Person is given the direct quotation of the CHR resolution calling for further investigation of the Davao Death Squads.
The person answers, “see, the CHR only said further investigation.”
As you can see all this achieves is that you go over the same ground and provides no further light to the issue being discussed.
I think there are 2 reasons for this. For the paid troll, this is sure to infuriate people or at the very least people will think the troll has not understood and will try to explain it again. This will cause them to debate further and bring in more money. But it is a waste of time for everyone else.
For the unpaid person, it is probably because once a person has framed an argument it is very hard to fully grasp a fact that upsets that framing.

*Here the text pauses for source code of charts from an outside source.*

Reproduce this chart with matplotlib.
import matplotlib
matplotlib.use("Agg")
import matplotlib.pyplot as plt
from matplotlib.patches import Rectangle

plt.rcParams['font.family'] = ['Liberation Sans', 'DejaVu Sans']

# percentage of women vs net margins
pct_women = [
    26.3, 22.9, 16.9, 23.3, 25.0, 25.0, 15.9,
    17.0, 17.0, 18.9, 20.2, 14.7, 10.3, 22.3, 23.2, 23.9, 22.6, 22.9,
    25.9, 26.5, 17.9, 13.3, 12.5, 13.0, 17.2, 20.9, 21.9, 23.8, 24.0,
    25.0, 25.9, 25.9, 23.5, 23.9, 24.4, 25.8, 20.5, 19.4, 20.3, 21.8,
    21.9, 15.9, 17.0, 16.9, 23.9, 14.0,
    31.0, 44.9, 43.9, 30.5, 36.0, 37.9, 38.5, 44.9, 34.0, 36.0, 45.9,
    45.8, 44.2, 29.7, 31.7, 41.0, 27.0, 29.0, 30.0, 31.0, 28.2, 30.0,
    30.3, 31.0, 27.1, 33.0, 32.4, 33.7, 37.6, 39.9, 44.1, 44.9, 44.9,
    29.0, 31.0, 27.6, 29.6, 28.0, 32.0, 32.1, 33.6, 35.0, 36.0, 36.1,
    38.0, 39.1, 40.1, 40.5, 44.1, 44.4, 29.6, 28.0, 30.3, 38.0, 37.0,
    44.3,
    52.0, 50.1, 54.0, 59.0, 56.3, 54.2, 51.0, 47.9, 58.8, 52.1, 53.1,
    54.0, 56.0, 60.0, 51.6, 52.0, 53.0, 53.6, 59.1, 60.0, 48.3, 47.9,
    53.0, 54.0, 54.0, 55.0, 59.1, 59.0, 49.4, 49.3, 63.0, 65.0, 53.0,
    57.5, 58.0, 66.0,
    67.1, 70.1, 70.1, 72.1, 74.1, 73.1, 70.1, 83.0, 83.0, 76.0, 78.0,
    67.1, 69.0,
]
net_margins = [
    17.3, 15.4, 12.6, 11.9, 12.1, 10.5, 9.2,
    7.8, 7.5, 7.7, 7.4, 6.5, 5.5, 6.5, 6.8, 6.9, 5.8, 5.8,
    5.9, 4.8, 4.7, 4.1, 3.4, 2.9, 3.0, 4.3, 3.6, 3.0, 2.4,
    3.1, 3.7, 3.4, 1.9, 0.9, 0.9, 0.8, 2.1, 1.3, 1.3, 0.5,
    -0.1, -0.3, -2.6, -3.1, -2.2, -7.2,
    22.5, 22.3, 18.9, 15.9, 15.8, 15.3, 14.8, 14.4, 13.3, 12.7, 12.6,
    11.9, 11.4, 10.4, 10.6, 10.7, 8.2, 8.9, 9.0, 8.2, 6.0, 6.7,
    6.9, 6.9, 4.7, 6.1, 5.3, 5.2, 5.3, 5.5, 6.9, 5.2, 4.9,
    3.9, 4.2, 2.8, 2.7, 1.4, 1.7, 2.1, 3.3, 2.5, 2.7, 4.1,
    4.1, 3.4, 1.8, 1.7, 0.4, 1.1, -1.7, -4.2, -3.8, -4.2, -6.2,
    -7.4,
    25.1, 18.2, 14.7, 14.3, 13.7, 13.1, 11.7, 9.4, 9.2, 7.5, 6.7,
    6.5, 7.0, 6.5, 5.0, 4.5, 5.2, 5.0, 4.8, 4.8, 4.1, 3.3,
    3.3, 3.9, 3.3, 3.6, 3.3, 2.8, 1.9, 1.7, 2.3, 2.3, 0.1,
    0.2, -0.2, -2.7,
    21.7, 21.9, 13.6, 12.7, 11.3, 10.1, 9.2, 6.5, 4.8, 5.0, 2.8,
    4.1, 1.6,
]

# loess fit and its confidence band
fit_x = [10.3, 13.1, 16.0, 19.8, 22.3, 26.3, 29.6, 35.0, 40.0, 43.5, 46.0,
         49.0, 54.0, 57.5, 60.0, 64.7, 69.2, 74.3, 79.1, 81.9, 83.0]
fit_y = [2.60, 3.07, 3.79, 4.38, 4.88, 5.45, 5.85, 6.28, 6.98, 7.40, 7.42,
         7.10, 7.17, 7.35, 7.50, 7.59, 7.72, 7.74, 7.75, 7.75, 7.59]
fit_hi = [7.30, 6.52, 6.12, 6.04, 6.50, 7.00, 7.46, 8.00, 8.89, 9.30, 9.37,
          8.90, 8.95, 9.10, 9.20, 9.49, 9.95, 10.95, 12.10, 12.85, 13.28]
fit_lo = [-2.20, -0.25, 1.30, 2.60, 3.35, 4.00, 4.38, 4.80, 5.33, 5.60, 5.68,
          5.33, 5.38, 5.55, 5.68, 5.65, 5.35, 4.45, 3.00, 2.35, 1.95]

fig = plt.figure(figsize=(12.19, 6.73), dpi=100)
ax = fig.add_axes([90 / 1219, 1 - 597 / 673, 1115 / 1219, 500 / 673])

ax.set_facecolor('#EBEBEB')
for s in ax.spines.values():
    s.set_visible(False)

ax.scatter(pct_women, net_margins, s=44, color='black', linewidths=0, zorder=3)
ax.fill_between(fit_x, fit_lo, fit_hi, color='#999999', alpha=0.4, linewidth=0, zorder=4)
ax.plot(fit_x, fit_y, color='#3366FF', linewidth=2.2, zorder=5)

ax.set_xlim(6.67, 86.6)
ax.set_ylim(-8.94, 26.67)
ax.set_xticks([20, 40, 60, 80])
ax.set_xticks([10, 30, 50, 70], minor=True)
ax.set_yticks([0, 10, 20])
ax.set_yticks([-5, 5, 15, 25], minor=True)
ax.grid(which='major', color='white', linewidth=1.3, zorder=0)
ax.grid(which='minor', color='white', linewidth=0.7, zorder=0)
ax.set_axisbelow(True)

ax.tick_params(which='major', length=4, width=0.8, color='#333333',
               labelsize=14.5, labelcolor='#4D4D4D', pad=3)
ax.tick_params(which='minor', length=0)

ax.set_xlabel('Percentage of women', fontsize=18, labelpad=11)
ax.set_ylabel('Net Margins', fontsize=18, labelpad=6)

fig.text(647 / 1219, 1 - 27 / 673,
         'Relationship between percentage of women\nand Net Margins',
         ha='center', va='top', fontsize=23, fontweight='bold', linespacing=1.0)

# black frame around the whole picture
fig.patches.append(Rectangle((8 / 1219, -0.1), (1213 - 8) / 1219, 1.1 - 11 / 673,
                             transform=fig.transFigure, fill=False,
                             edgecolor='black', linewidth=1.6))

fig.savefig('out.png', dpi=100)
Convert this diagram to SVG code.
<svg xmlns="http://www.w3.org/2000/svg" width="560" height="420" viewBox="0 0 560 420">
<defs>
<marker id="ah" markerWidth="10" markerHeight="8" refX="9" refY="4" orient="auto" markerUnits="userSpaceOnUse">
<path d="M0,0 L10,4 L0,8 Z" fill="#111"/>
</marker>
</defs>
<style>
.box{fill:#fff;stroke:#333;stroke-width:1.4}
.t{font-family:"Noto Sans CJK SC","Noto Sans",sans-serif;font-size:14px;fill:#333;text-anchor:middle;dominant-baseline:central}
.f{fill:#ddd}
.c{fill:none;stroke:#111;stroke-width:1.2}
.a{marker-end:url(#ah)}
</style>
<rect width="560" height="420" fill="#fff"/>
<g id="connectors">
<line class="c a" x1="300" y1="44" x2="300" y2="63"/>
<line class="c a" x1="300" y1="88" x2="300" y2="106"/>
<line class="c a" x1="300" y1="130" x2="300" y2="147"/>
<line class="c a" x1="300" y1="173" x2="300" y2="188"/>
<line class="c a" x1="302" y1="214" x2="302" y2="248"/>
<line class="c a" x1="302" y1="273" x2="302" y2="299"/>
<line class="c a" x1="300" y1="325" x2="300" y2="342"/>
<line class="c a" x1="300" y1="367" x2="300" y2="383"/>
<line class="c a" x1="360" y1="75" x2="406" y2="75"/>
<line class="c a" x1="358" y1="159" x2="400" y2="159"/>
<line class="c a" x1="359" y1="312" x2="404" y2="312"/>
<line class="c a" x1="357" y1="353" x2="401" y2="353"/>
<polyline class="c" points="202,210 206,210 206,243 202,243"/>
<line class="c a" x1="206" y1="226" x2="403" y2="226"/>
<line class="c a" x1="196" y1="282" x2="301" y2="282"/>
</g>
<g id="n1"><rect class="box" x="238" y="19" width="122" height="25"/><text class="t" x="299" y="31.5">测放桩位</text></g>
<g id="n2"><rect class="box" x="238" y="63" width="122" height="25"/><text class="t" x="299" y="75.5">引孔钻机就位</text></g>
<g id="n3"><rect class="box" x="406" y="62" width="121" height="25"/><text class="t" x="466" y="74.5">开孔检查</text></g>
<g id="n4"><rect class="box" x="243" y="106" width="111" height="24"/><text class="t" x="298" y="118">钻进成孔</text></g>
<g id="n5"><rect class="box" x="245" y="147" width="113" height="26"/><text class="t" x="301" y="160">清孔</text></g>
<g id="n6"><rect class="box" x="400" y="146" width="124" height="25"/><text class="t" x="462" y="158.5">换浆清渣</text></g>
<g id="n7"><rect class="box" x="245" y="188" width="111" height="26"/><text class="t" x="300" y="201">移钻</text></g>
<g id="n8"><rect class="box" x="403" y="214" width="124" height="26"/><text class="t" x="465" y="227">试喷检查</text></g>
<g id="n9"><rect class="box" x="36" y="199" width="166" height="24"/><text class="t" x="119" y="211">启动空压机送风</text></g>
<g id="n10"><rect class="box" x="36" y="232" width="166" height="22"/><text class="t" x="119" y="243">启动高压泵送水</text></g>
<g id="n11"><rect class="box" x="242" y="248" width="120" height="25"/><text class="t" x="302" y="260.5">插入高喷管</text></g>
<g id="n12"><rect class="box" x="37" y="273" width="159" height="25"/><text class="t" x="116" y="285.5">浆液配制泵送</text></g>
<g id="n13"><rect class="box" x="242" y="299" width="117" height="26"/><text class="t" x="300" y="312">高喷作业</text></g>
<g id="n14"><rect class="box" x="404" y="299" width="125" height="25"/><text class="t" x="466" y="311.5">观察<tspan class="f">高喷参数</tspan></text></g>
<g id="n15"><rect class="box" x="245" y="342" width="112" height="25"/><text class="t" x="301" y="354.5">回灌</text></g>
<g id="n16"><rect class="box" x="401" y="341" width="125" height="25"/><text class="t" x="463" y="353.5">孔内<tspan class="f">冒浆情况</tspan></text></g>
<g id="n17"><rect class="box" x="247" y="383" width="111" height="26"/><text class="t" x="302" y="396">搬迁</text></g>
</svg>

The “you should have condemned this too and if you did not, than you are a hypocrite” argument. A common example is the accusation that “you are upset at the extrajudicial killings today but not upset when it happened during the Aquino regime.”
This is often used against anyone regardless of whether the troll knows if you had indeed been placid about the killings during the Aquino regime. The likelihood though is the reverse. Those of us who understand the universality of human rights and the crucial nature of criticism to accountability are more likely to have been critical of it then, as we are now.
The reverse is also true: those who are not perturbed by these killings now are unlikely to have been bothered by them during the Aquino regime.
Having said this, the argument is illogical in and of itself despite the accusation of hypocrisy (here again the argumentum ad hominem). One does not excuse, rationalize or minimize a present evil by citing a previous or another one.
One of the most pernicious themes of the culture of corruption that I, as a government employee, has had to deal with is the argument that, “I can get away with this infraction because it is so minor compared to what is happening elsewhere.”
The outright insult or threat. And no, I won’t give you an example. I can’t because the things people say are unpublishable.
Women and other marginalized groups are esepcially vulnerable. Women have been threatened with rape. Fat shaming and slut shaming are a favorite recourse. Lesbian, gay, bisexual and transgender people are vilified.
I have many disagreements with Mocha Uson for example, but I do not appreciate her being slut shamed anymore than I appreciate what was done to Leila de Lima.
The paid troll uses this method as click bait. If they manage to infuriate people enough to evoke equally angry responses they win.
As for the unpaid and real person who does this, that is the sad part of the internet. Any form of meanness can reach us through our computer screen these days.
Block a troll today
In conclusion, I will point out that these arguments are deplorable because of their overall effect on national life. It is through respectful argumentation that citizens develop critical thinking. It is through the encouragement of critical thinking that a citizenry is able to empower itself by finding the correct information that can help them make better decisions. When people destroy these practices they dumb down our national debates and dumb down the people.
Instead what we get is polarization where all we do is scream at each other in endless cycles of blame and recrimination. That serves only the purpose of the fascists and the demagogues. These are the people who trade on fear and anger. People who would never be happy to see people think beyond tribal loyalties. These are the people who have everything to lose if people really were allowed to think and disagree in an atmosphere of accord and civility.
So watch out for these types of arguments and do not use these yourself, whatever is your political leaning. And, if anyone uses them, consider them a troll worthy of being blocked (or blocked and reported if it looks like it is a fake account).
Don’t fall for the trap that in blocking them you have suppressed dissent. Legitimate dissent isn’t about insulting you and questioning your motives. There are limits to speech especially when it is done in your space on social media.